In a country like India where Muslims are only 15 per cent of the population and of the remainder 80 per cent are Hindus.
Akan tetapi!
Starting with the independence of India as Muslims became inferior to Hindus in socioeconomic and educational arena, a few Muslims started to think that despite several unwieldy, confusing and impractical rituals in the Hindu religion, in order to get ahead in life it was all right to marry Hindus. Thus several Muslim political leaders, movie actors, writers and poets married Hindu women who did not convert to Islam. The taboo on Muslim women marrying Hindu men remained relatively strong and only a few Muslim women married Hindu men. However, as globalisation and modernisation have haven hold in India and economic factors have become more important, the incidence of Muslim men and women marrying Hindus has increased manifold in the last 25 years. In this modern cultural sweep the hold of religion has slowed down much on those Indian Muslims who are finding alibis for why it is not so bad to marry non-Muslims and why it is not necessary to convert your spouse to Islam.

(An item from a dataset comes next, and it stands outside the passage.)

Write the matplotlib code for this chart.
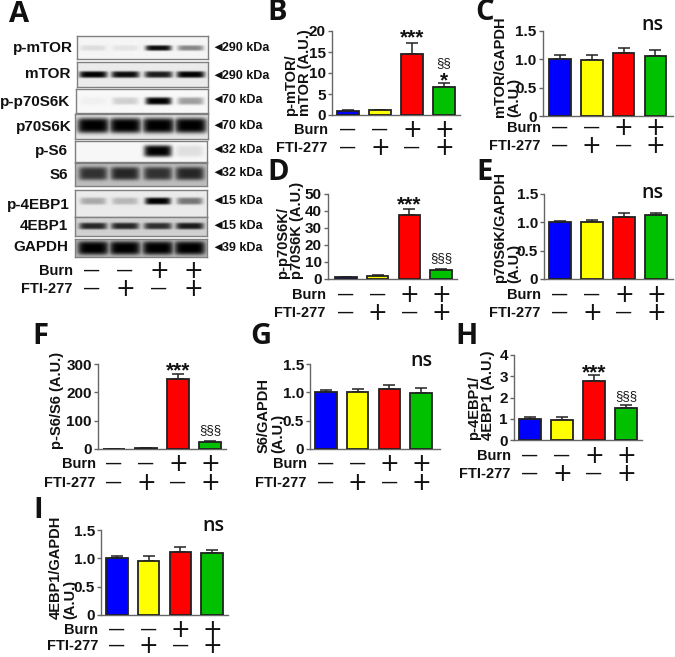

On my recent visit to India I heard from inter-faith couples I met on how humanism and secularism were more important than religious belief and practices. I began to wonder if atheism was replacing religion for a lot of people in India. Some of them told me that the fact that many Hindus had diluted their practice of Hinduism, it may not be so bad if Muslims reciprocated in like manner. For sure, the wholesale popularity of a permissive culture is impacting many aspects of life in India. In India permissiveness is not there only in matters of culture, entertainment, literature, music, style of life, sexual affairs but is also in matters of religious practices. One type of permissiveness soon leads to other types of permissiveness. And pretty soon variations and deviations from religious practices are rationalised. As many Muslim young men and women have acquired modern education, good jobs and an upper class lifestyle, the combination of permissive culture, and they themselves being from weak socioeconomic backgrounds and awed by the economically stronger and more modern Hindu young men and women, many Muslims think that marrying non-Muslims is not a big deal. From what I observed a much larger number of Muslim young men and women have now started marrying Hindus. Compelled by this situation many Muslim parents have started accepting the notion of their sons and daughters that interfaith marriages are not a big deal.